Clickety clack along Lombardy's rail track
Forty-two tunnels and galleries, 144 viaducts and bridges. The Albula rail line is a feat of spectacular technical engineering. Together with the Bernina pass, with 13 tunnels and 52 bridges, these two tracks make up the Rhaetian Railway that crosses from Italy's Lombardy region through the Swiss Alps. Just to see a photo of this exemplary construction is awe-inspiring. To ride it leaves a lasting impression.
Riding the Rhaetian Railway you can comprehend the importance of its existence to human life in the mountains. It overcame the isolation of Alpine settlements and was crucial to the social and economic development of these towns.
In contrast to the rail line's dramatic impact on human settlements in the Central Alps, its aesthetic harmony with the environment is a tribute to the ingenuity of its architects. The trip glides through landscapes of lakes and fields, slides around the unusual Bruiso circle and climbs past glaciers and rock crags without destroying the varied environments by its structure.
Practically, the railway was built in severe mountain conditions, but that didn't stop its engineers from creating the highest rail crossing of the Alps, or from conquering a gradient of 70 per cent without using rack and pinion. A jaunt on the Albula and Bernina lines is a trip on the best of early 20th century railroad innovation.
The ride begins at Tireno, in Lombardy's north and not far from Lake of Como, and carries visitors over the border to the Swiss town of Engadin.

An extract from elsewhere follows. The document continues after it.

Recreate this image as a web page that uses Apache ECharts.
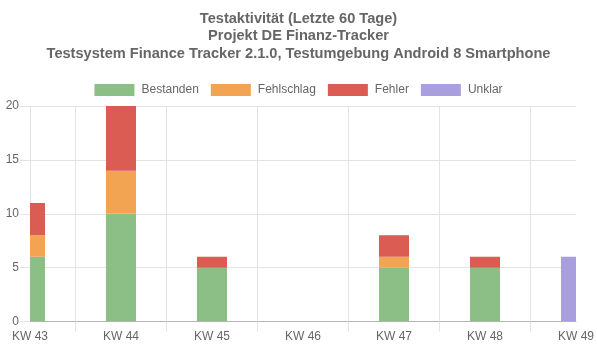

In all the track is only 128kms and a journey over and back is a relaxing day trip through the heights of the panoramic Alps.
Nestled in the snug red carriages, some with open platforms during summer, and admiring the technical brilliance of the railroad or the breath-taking scenery below, a trip on the Rhaetian Railway gives fresh impetus to the mantra it's not the destination but the journey that counts.